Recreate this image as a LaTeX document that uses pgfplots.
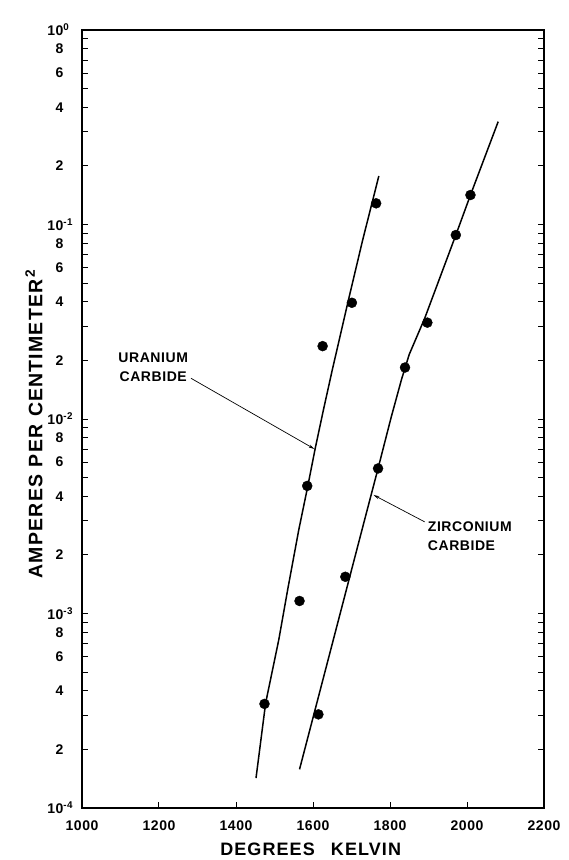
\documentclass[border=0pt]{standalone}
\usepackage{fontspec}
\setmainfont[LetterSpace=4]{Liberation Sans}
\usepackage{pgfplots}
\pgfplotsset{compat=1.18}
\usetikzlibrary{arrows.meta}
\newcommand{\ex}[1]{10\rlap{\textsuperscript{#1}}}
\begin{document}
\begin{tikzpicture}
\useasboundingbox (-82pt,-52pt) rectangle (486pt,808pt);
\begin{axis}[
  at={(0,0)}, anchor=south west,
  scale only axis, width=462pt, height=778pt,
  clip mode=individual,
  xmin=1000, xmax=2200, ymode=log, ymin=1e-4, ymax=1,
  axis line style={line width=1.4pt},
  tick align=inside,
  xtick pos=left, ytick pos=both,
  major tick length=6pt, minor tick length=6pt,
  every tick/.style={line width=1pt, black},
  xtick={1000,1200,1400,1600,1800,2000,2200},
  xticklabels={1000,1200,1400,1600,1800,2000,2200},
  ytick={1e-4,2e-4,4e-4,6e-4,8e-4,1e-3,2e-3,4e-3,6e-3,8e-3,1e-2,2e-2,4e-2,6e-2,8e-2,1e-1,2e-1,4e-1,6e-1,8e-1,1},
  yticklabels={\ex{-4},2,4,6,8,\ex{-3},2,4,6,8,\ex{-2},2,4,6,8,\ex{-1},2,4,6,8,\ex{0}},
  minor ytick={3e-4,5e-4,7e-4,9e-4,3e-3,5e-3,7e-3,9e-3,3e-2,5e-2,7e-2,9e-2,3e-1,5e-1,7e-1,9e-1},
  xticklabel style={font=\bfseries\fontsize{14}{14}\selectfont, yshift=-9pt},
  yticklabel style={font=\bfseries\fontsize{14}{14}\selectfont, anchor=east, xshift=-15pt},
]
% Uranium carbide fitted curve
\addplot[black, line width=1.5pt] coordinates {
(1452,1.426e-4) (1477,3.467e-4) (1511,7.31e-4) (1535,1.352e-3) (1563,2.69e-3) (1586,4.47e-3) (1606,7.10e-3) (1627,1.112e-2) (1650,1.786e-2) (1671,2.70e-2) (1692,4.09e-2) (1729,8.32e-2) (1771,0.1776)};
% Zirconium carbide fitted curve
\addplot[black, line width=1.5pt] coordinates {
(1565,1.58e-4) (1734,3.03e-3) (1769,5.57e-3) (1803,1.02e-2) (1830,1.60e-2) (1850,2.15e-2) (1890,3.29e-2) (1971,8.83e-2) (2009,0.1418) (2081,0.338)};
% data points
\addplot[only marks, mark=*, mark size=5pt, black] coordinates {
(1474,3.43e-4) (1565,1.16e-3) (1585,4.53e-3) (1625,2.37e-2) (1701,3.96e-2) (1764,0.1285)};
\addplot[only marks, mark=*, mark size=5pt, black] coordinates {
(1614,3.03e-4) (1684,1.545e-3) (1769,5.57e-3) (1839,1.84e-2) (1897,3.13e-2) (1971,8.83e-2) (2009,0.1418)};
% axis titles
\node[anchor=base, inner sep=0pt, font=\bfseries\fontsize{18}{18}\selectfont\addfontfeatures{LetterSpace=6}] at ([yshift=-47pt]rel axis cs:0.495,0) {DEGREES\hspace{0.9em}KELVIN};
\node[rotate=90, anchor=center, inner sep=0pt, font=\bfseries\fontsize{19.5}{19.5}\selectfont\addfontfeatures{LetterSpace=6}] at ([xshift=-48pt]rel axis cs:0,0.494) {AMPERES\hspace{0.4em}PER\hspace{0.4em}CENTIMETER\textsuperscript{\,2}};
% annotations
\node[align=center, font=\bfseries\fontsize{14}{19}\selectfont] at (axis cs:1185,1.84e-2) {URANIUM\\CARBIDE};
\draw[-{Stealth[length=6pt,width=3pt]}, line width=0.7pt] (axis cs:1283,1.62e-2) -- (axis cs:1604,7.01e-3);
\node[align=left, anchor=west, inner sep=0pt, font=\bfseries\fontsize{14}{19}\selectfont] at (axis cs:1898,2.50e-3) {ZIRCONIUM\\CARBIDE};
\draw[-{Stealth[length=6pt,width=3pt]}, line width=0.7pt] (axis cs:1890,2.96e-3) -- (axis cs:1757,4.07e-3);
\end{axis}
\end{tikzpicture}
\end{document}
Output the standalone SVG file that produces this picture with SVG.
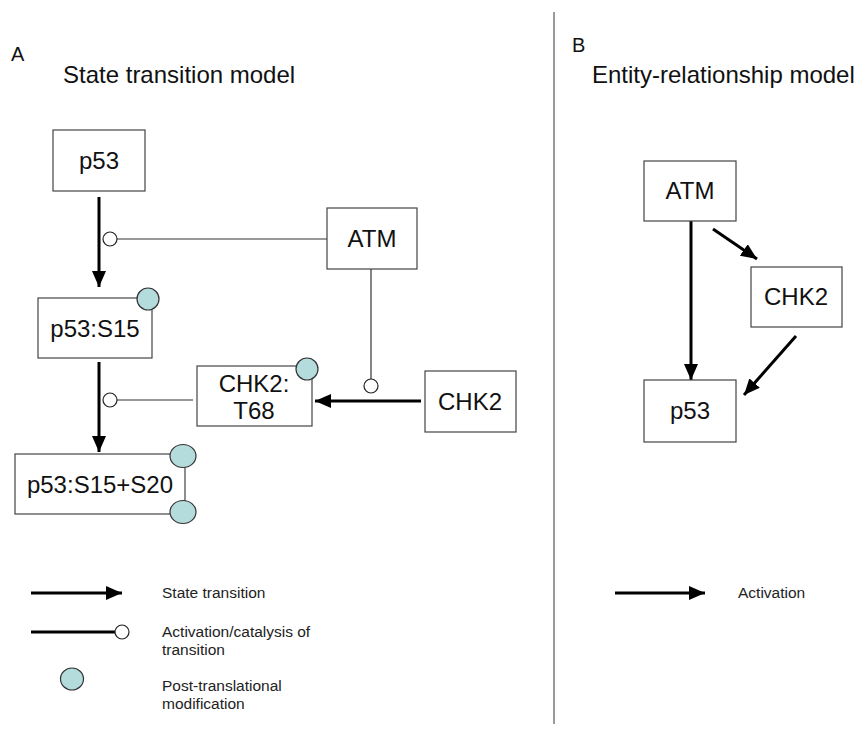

What is needed — All the lines above are to be given again exactly as they read, with the pictures removed.

Finished task —
Recreate this image as a LaTeX document that uses pgfplots.
\documentclass[border=0pt]{standalone}
\usepackage{fontspec}
\setmainfont[LetterSpace=4]{Liberation Sans}
\usepackage{pgfplots}
\pgfplotsset{compat=1.18}
\usetikzlibrary{arrows.meta}
\newcommand{\ex}[1]{10\rlap{\textsuperscript{#1}}}
\begin{document}
\begin{tikzpicture}
\useasboundingbox (-82pt,-52pt) rectangle (486pt,808pt);
\begin{axis}[
  at={(0,0)}, anchor=south west,
  scale only axis, width=462pt, height=778pt,
  clip mode=individual,
  xmin=1000, xmax=2200, ymode=log, ymin=1e-4, ymax=1,
  axis line style={line width=1.4pt},
  tick align=inside,
  xtick pos=left, ytick pos=both,
  major tick length=6pt, minor tick length=6pt,
  every tick/.style={line width=1pt, black},
  xtick={1000,1200,1400,1600,1800,2000,2200},
  xticklabels={1000,1200,1400,1600,1800,2000,2200},
  ytick={1e-4,2e-4,4e-4,6e-4,8e-4,1e-3,2e-3,4e-3,6e-3,8e-3,1e-2,2e-2,4e-2,6e-2,8e-2,1e-1,2e-1,4e-1,6e-1,8e-1,1},
  yticklabels={\ex{-4},2,4,6,8,\ex{-3},2,4,6,8,\ex{-2},2,4,6,8,\ex{-1},2,4,6,8,\ex{0}},
  minor ytick={3e-4,5e-4,7e-4,9e-4,3e-3,5e-3,7e-3,9e-3,3e-2,5e-2,7e-2,9e-2,3e-1,5e-1,7e-1,9e-1},
  xticklabel style={font=\bfseries\fontsize{14}{14}\selectfont, yshift=-9pt},
  yticklabel style={font=\bfseries\fontsize{14}{14}\selectfont, anchor=east, xshift=-15pt},
]
% Uranium carbide fitted curve
\addplot[black, line width=1.5pt] coordinates {
(1452,1.426e-4) (1477,3.467e-4) (1511,7.31e-4) (1535,1.352e-3) (1563,2.69e-3) (1586,4.47e-3) (1606,7.10e-3) (1627,1.112e-2) (1650,1.786e-2) (1671,2.70e-2) (1692,4.09e-2) (1729,8.32e-2) (1771,0.1776)};
% Zirconium carbide fitted curve
\addplot[black, line width=1.5pt] coordinates {
(1565,1.58e-4) (1734,3.03e-3) (1769,5.57e-3) (1803,1.02e-2) (1830,1.60e-2) (1850,2.15e-2) (1890,3.29e-2) (1971,8.83e-2) (2009,0.1418) (2081,0.338)};
% data points
\addplot[only marks, mark=*, mark size=5pt, black] coordinates {
(1474,3.43e-4) (1565,1.16e-3) (1585,4.53e-3) (1625,2.37e-2) (1701,3.96e-2) (1764,0.1285)};
\addplot[only marks, mark=*, mark size=5pt, black] coordinates {
(1614,3.03e-4) (1684,1.545e-3) (1769,5.57e-3) (1839,1.84e-2) (1897,3.13e-2) (1971,8.83e-2) (2009,0.1418)};
% axis titles
\node[anchor=base, inner sep=0pt, font=\bfseries\fontsize{18}{18}\selectfont\addfontfeatures{LetterSpace=6}] at ([yshift=-47pt]rel axis cs:0.495,0) {DEGREES\hspace{0.9em}KELVIN};
\node[rotate=90, anchor=center, inner sep=0pt, font=\bfseries\fontsize{19.5}{19.5}\selectfont\addfontfeatures{LetterSpace=6}] at ([xshift=-48pt]rel axis cs:0,0.494) {AMPERES\hspace{0.4em}PER\hspace{0.4em}CENTIMETER\textsuperscript{\,2}};
% annotations
\node[align=center, font=\bfseries\fontsize{14}{19}\selectfont] at (axis cs:1185,1.84e-2) {URANIUM\\CARBIDE};
\draw[-{Stealth[length=6pt,width=3pt]}, line width=0.7pt] (axis cs:1283,1.62e-2) -- (axis cs:1604,7.01e-3);
\node[align=left, anchor=west, inner sep=0pt, font=\bfseries\fontsize{14}{19}\selectfont] at (axis cs:1898,2.50e-3) {ZIRCONIUM\\CARBIDE};
\draw[-{Stealth[length=6pt,width=3pt]}, line width=0.7pt] (axis cs:1890,2.96e-3) -- (axis cs:1757,4.07e-3);
\end{axis}
\end{tikzpicture}
\end{document}
Output the standalone SVG file that produces this picture with SVG.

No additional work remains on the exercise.